▼▼▼

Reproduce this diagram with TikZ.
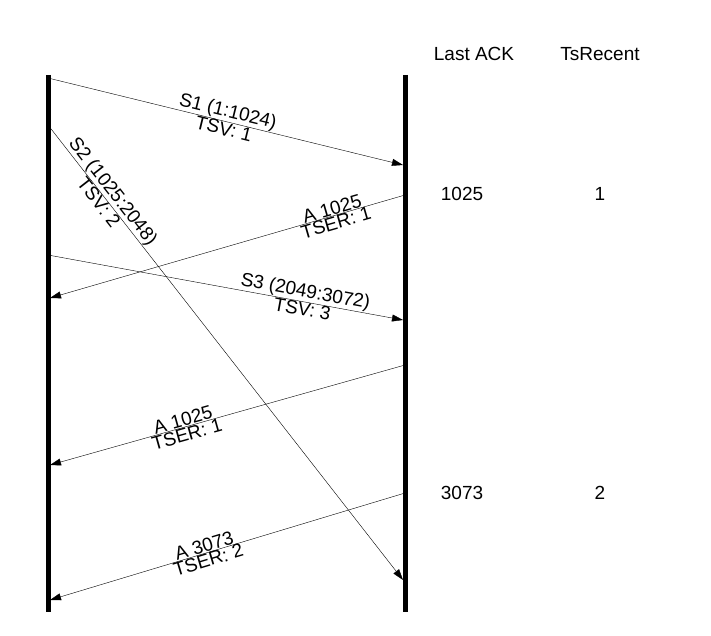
\documentclass[tikz,border=0pt]{standalone}
\usepackage{fontspec}
\setmainfont{Liberation Sans}
\usetikzlibrary{arrows.meta}
\tikzset{
  % time lines of the two hosts
  host/.style={line width=5pt},
  % segments and acks between them
  msg/.style={-{Triangle[length=11pt,width=7pt]},thin},
  lbl/.style={font=\fontsize{19}{21}\selectfont,sloped,inner sep=0.5pt,align=center},
  col/.style={font=\fontsize{19}{21}\selectfont,anchor=base}}
\begin{document}
\begin{tikzpicture}[x=1pt,y=-1pt]
	\useasboundingbox (0,0) rectangle (711,636);
	% the two hosts
	\coordinate (lt) at (48,75);  \coordinate (lb) at (48,612);
	\coordinate (rt) at (405,75); \coordinate (rb) at (405,612);
	\draw[host] (lt) -- (lb);
	\draw[host] (rt) -- (rb);
	% ends of the messages
	\coordinate (s1a) at (48,78);   \coordinate (s1b) at (403,165);
	\coordinate (s2a) at (48,125);  \coordinate (s2b) at (403,580);
	\coordinate (a1a) at (405,195); \coordinate (a1b) at (50,298);
	\coordinate (s3a) at (48,255);  \coordinate (s3b) at (403,320);
	\coordinate (a2a) at (405,365); \coordinate (a2b) at (50,465);
	\coordinate (a3a) at (405,493); \coordinate (a3b) at (50,600);
	% segments
	\draw[msg] (s1a) -- (s1b)
		node[lbl,pos=0.5,above] {S1 (1:1024)} node[lbl,pos=0.5,below] {TSV: 1};
	\draw[msg] (s2a) -- (s2b)
		node[lbl,pos=0.16,above] {S2 (1025:2048)} node[lbl,pos=0.16,below] {TSV: 2};
	\draw[msg] (s3a) -- (s3b)
		node[lbl,pos=0.72,above] {S3 (2049:3072)} node[lbl,pos=0.72,below] {TSV: 3};
	% acks
	\draw[msg] (a1a) -- (a1b)
		node[lbl,pos=0.2,above] {A 1025} node[lbl,pos=0.2,below] {TSER: 1};
	\draw[msg] (a2a) -- (a2b)
		node[lbl,pos=0.62,above] {A 1025} node[lbl,pos=0.62,below] {TSER: 1};
	\draw[msg] (a3a) -- (a3b)
		node[lbl,pos=0.56,above] {A 3073} node[lbl,pos=0.56,below] {TSER: 2};
	% state columns
	\node[col] (hack) at (474,61) {Last ACK};
	\node[col] (hts)  at (600,61) {TsRecent};
	\node[col] (v1a)  at (462,201) {1025};
	\node[col] (v1b)  at (600,201) {1};
	\node[col] (v2a)  at (462,499) {3073};
	\node[col] (v2b)  at (600,499) {2};
\end{tikzpicture}
\end{document}
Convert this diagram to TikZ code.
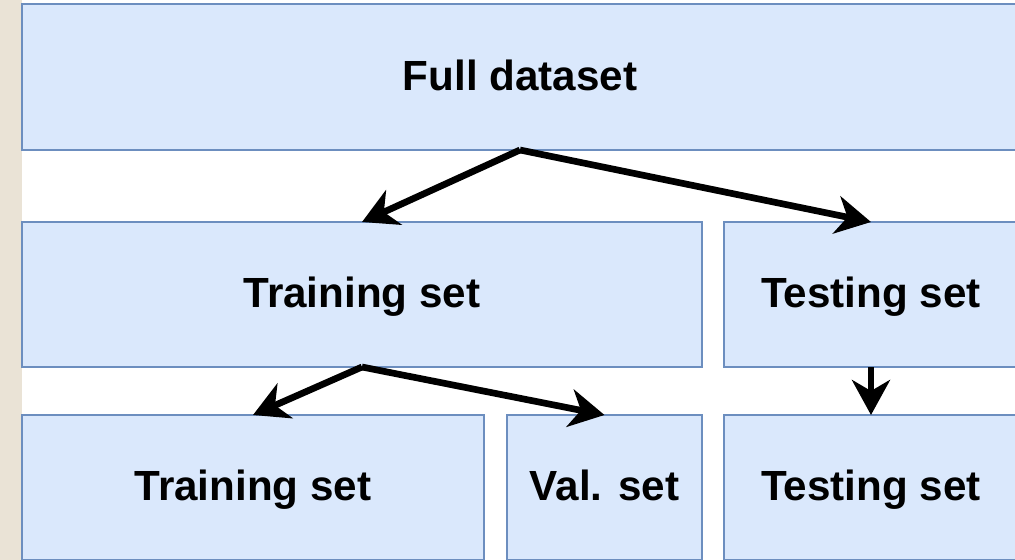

▲▲▲

#### [GIVEN INSTRUCTION]
From the data above, write out everything exactly except the pictures.

#### [THE ANSWER]
Reproduce this diagram with TikZ.
\documentclass[tikz,border=0pt]{standalone}
\usepackage{fontspec}
\setmainfont{Liberation Sans}
\usetikzlibrary{arrows.meta}
\tikzset{
  % time lines of the two hosts
  host/.style={line width=5pt},
  % segments and acks between them
  msg/.style={-{Triangle[length=11pt,width=7pt]},thin},
  lbl/.style={font=\fontsize{19}{21}\selectfont,sloped,inner sep=0.5pt,align=center},
  col/.style={font=\fontsize{19}{21}\selectfont,anchor=base}}
\begin{document}
\begin{tikzpicture}[x=1pt,y=-1pt]
	\useasboundingbox (0,0) rectangle (711,636);
	% the two hosts
	\coordinate (lt) at (48,75);  \coordinate (lb) at (48,612);
	\coordinate (rt) at (405,75); \coordinate (rb) at (405,612);
	\draw[host] (lt) -- (lb);
	\draw[host] (rt) -- (rb);
	% ends of the messages
	\coordinate (s1a) at (48,78);   \coordinate (s1b) at (403,165);
	\coordinate (s2a) at (48,125);  \coordinate (s2b) at (403,580);
	\coordinate (a1a) at (405,195); \coordinate (a1b) at (50,298);
	\coordinate (s3a) at (48,255);  \coordinate (s3b) at (403,320);
	\coordinate (a2a) at (405,365); \coordinate (a2b) at (50,465);
	\coordinate (a3a) at (405,493); \coordinate (a3b) at (50,600);
	% segments
	\draw[msg] (s1a) -- (s1b)
		node[lbl,pos=0.5,above] {S1 (1:1024)} node[lbl,pos=0.5,below] {TSV: 1};
	\draw[msg] (s2a) -- (s2b)
		node[lbl,pos=0.16,above] {S2 (1025:2048)} node[lbl,pos=0.16,below] {TSV: 2};
	\draw[msg] (s3a) -- (s3b)
		node[lbl,pos=0.72,above] {S3 (2049:3072)} node[lbl,pos=0.72,below] {TSV: 3};
	% acks
	\draw[msg] (a1a) -- (a1b)
		node[lbl,pos=0.2,above] {A 1025} node[lbl,pos=0.2,below] {TSER: 1};
	\draw[msg] (a2a) -- (a2b)
		node[lbl,pos=0.62,above] {A 1025} node[lbl,pos=0.62,below] {TSER: 1};
	\draw[msg] (a3a) -- (a3b)
		node[lbl,pos=0.56,above] {A 3073} node[lbl,pos=0.56,below] {TSER: 2};
	% state columns
	\node[col] (hack) at (474,61) {Last ACK};
	\node[col] (hts)  at (600,61) {TsRecent};
	\node[col] (v1a)  at (462,201) {1025};
	\node[col] (v1b)  at (600,201) {1};
	\node[col] (v2a)  at (462,499) {3073};
	\node[col] (v2b)  at (600,499) {2};
\end{tikzpicture}
\end{document}
Convert this diagram to TikZ code.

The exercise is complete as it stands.